| Description of the task |
Give only the number of lines that hold the word "diagram".

| The input |
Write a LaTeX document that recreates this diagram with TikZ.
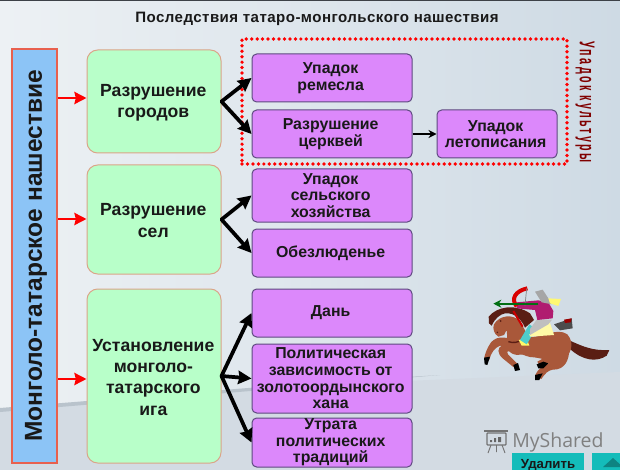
\documentclass[tikz,border=0pt]{standalone}
\usepackage{fontspec}
\setmainfont{Liberation Sans}
\newfontfamily\logofont{Open Sans}
\usetikzlibrary{arrows.meta}
\definecolor{bgL}{HTML}{EDF1F4}
\definecolor{bgR}{HTML}{CEDAE4}
\definecolor{bgLow}{HTML}{D3DBE3}
\definecolor{band}{HTML}{B9C3CC}
\definecolor{blueF}{HTML}{8CC4F6}
\definecolor{blueB}{HTML}{E8604E}
\definecolor{greenF}{HTML}{B8FFC9}
\definecolor{greenB}{HTML}{DBA488}
\definecolor{purF}{HTML}{DC88FB}
\definecolor{purB}{HTML}{5E4A80}
\definecolor{teal}{HTML}{14BCBA}
\definecolor{horse}{HTML}{A9583A}
\definecolor{mane}{HTML}{5A1E14}
\definecolor{robe}{HTML}{B01C70}
\tikzset{
  x=0.75pt,y=-0.75pt,
  px/.style={font=\fontsize{#1}{#1}\selectfont\bfseries},
  greenbox/.style={draw=greenB,line width=0.75pt,fill=greenF,rounded corners=8pt,inner sep=0pt},
  greenboxtext/.style={align=center,inner sep=0pt,text=black!90,yshift=-0.8pt,xshift=-0.5pt,font=\fontsize{13.2}{16}\selectfont\bfseries},
  purbox/.style={draw=purB,line width=0.75pt,fill=purF,rounded corners=3.5pt,inner sep=0pt},
  purboxtext/.style={align=center,inner sep=0pt,text=black!90,xshift=-1pt,font=\fontsize{11.9}{12.5}\selectfont\bfseries},
  redarrow/.style={draw=red,line width=2.1pt,-{Stealth[length=9pt,width=9pt,inset=1pt]}},
  blackarrow/.style={draw=black,line width=2.8pt,line cap=round,-{Stealth[length=10pt,width=10pt,inset=1pt]}},
  thinarrow/.style={draw=black,line width=1.5pt,-{Stealth[length=6pt,width=6pt]}},
}
\newcommand{\bx}[7]{%
  \node[#6,minimum width={(#4-#2)*0.75pt},minimum height={(#5-#3)*0.75pt}] (#1) at ({(#2+#4)/2},{(#3+#5)/2}) {};
  \node[#6text] (#1t) at (#1) {#7};}
\begin{document}
\begin{tikzpicture}
\useasboundingbox (0,0) rectangle (620,470);
% background
\shade[left color=bgL,right color=bgR] (0,0) rectangle (620,470);
\fill[bgLow] (0,411) -- (310,385) -- (620,372) -- (620,470) -- (0,470) -- cycle;
\fill[band] (0,408) -- (310,383) -- (440,375) -- (310,386) -- (0,412) -- cycle;
\fill[black!65!cyan!50!black] (0,0) rectangle (620,1.5);
% title
\node[font=\fontsize{11.3}{11.3}\selectfont\bfseries\addfontfeature{LetterSpace=3},text=black!90] (title) at (317,19) {Последствия татаро-монгольского нашествия};
% dotted frame
\node[draw=red,line width=2.8pt,dash pattern=on 0pt off 4.1pt,line cap=round,minimum width=243.75pt,minimum height=93.75pt,inner sep=0pt] (frame) at (404.5,101.5) {};
% left bar
\node[draw=blueB,line width=1.8pt,fill=blueF,inner sep=0pt,minimum width=33.75pt,minimum height=310.5pt] (bar) at (34.5,256) {};
\node[rotate=90,px=18.4,text=black!90] (bartext) at (36,256) {Монголо-татарское нашествие};
% green boxes
\bx{g1}{87}{50}{221}{153}{greenbox}{Разрушение\\городов}
\bx{g2}{87}{165}{221}{274}{greenbox}{Разрушение\\сел}
\bx{g3}{87}{289}{221}{463}{greenbox}{Установление\\монголо-\\татарского\\ига}
% purple boxes
\bx{p1}{252}{54}{412}{102}{purbox}{Упадок\\ремесла}
\bx{p2}{252}{110}{412}{158}{purbox}{Разрушение\\церквей}
\bx{p3}{437}{110}{557}{158}{purbox}{Упадок\\летописания}
\bx{p4}{252}{169}{412}{222}{purbox}{Упадок\\сельского\\хозяйства}
\bx{p5}{252}{229}{412}{277}{purbox}{Обезлюденье}
\bx{p6}{252}{289}{412}{337}{purbox}{Дань}
\bx{p7}{252}{344}{412}{413}{purbox}{Политическая\\зависимость от\\золотоордынского\\хана}
\bx{p8}{252}{418}{412}{467}{purbox}{Утрата\\политических\\традиций}
% red connectors
\draw[redarrow] (bar.east |- 0,98) -- (g1.west |- 0,98);
\draw[redarrow] (bar.east |- 0,219) -- (g2.west |- 0,219);
\draw[redarrow] (bar.east |- 0,379) -- (g3.west |- 0,379);
% black connectors
\draw[blackarrow] (g1.east) -- (p1.west);
\draw[blackarrow] (g1.east) -- (p2.west);
\draw[blackarrow] (g2.east) -- (p4.west);
\draw[blackarrow] (g2.east) -- (p5.west);
\draw[blackarrow] (g3.east) -- (p6.west);
\draw[blackarrow] (g3.east) -- (p7.west);
\draw[blackarrow] (g3.east) -- (p8.west);
\draw[thinarrow] (p2.east) -- (p3.west);
% vertical caption
\node[rotate=-90,inner sep=0pt,text=red!50!black] (cap) at (585,102) {\scalebox{0.5}[1]{\fontsize{16}{16}\selectfont\bfseries\addfontfeature{LetterSpace=22}Упадок культуры}};
% horseman, in coordinates of a 3x crop
\begin{scope}[shift={(480,285)},x=0.25pt,y=-0.25pt]
  \fill[mane] (272,168) .. controls (310,185) and (340,198) .. (388,195) -- (380,212) .. controls (350,232) and (310,228) .. (270,192) -- cycle;
  % hind legs
  \fill[horse] (268,190) .. controls (268,225) and (255,255) .. (218,254) .. controls (205,256) and (195,265) .. (184,282) -- (165,272) .. controls (175,250) and (190,238) .. (225,230) -- (235,190) -- cycle;
  \fill[horse] (240,200) .. controls (240,228) and (225,238) .. (205,236) -- (178,242) -- (172,230) .. controls (190,220) and (200,215) .. (205,200) -- cycle;
  % front legs
  \fill[horse] (115,165) .. controls (80,160) and (55,148) .. (33,172) .. controls (22,188) and (15,205) .. (12,222) -- (28,224) .. controls (32,205) and (44,188) .. (60,182) .. controls (75,182) and (90,195) .. (115,195) -- cycle;
  \fill[horse] (125,175) .. controls (100,190) and (82,174) .. (68,180) .. controls (50,188) and (52,206) .. (68,220) -- (100,246) -- (114,238) -- (84,208) .. controls (78,198) and (85,194) .. (95,205) .. controls (115,215) and (140,210) .. (145,190) -- cycle;
  % body, neck, head
  \fill[horse] (42,118) .. controls (60,88) and (100,88) .. (120,108) -- (145,155) .. controls (180,162) and (230,125) .. (262,148) .. controls (285,175) and (275,210) .. (240,232) .. controls (210,232) and (190,218) .. (150,216) .. controls (125,210) and (90,195) .. (82,165) .. controls (80,150) and (82,142) .. (80,135) -- (72,150) -- (55,155) .. controls (42,147) and (37,130) .. (42,118) -- cycle;
  % mane
  \fill[mane] (26,95) .. controls (50,65) and (105,55) .. (150,85) -- (162,105) -- (135,128) .. controls (125,105) and (105,82) .. (75,85) .. controls (60,88) and (45,100) .. (35,122) -- (27,115) -- cycle;
  \draw[red!80!black,line width=1.5pt] (100,78) -- (128,125);
  \fill[mane] (62,108) circle [radius=3];
  \fill[mane] (52,142) circle [radius=2.5];
  \draw[mane,line width=1pt] (85,170) .. controls (100,175) and (115,172) .. (125,165);
  % hooves
  \fill[black] (12,218) -- (30,215) -- (22,240) -- (14,238) -- cycle;
  \fill[black] (100,240) -- (114,234) -- (120,255) -- (105,258) -- cycle;
  \fill[black] (165,270) -- (188,265) -- (178,285) -- (165,285) -- cycle;
  \fill[black] (170,238) -- (190,230) -- (205,235) -- (190,250) -- (175,250) -- cycle;
  % saddle
  \fill[yellow!60!white] (116,165) -- (140,160) -- (148,182) -- (125,182) -- cycle;
  \fill[teal!75!white] (148,118) -- (168,132) -- (140,178) -- (120,165) -- cycle;
  % quiver
  \fill[black!70] (222,118) -- (275,100) -- (278,130) -- (240,136) -- cycle;
  \fill[red!60!black] (252,104) -- (275,100) -- (272,112) -- (255,114) -- cycle;
  \fill[yellow!35!white] (148,148) -- (208,108) -- (222,150) -- (150,155) -- cycle;
  \fill[gray!50!white] (150,132) -- (170,104) -- (216,104) -- (205,118) -- (150,150) -- cycle;
  % rider
  \fill[robe] (110,52) -- (175,46) -- (205,52) -- (220,78) -- (218,100) -- (172,105) -- (165,75) -- (110,70) -- cycle;
  \fill[gray!70!white] (165,20) -- (188,14) -- (205,40) -- (215,58) -- (185,52) -- cycle;
  \fill[yellow!55!white] (205,40) -- (243,42) -- (235,63) -- (210,55) -- cycle;
  % bow and arrow
  \draw[red!85!black,line width=3pt] (142,10) .. controls (105,18) and (92,42) .. (110,64);
  \draw[gray,line width=0.5pt] (140,10) -- (135,62);
  \draw[green!40!black!90!teal,line width=1.3pt,-{Stealth[length=6pt,width=6pt]}] (175,56) -- (40,56);
\end{scope}
% logo
\draw[black!55,line width=0.9pt,rounded corners=0.5pt] (487,433) rectangle (506,445);
\draw[black!55,line width=1.2pt] (484,431) -- (508,431);
\draw[black!55,line width=0.7pt] (491,445) -- (488,453) (502,445) -- (505,453) (496.5,445) -- (496.5,452);
\fill[black!60] (490,442) rectangle (492,440) (494,442) rectangle (496,438) (498,442) rectangle (501,437);
\node[font=\logofont\fontsize{14.6}{14.6}\selectfont,text=black!50,anchor=base west,inner sep=0pt] (logo) at (512,447) {MyShared};
% buttons
\fill[teal] (512,453) rectangle (584,470);
\node[px=9.9,text=black!90] (del) at (548,465) {Удалить};
\fill[teal] (592,453) rectangle (620,470);
\fill[black!30!teal] (603,467) -- (623,467) -- (613,458) -- cycle;
\end{tikzpicture}
\end{document}
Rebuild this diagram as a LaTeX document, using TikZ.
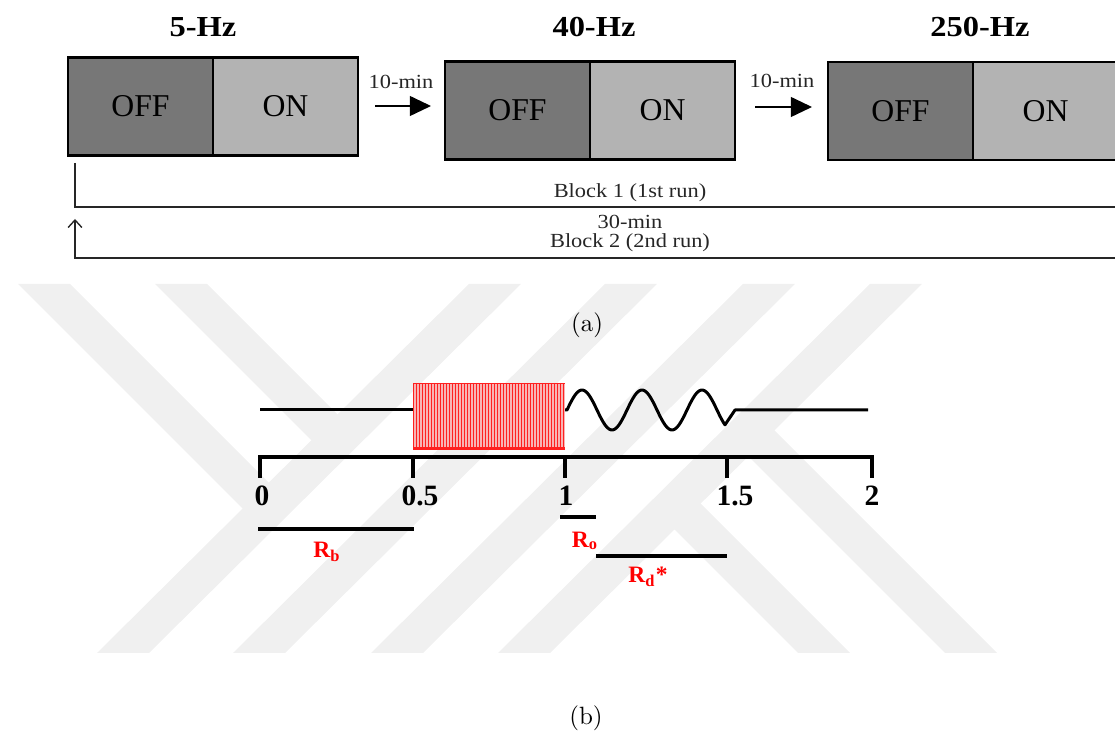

| Written response |
2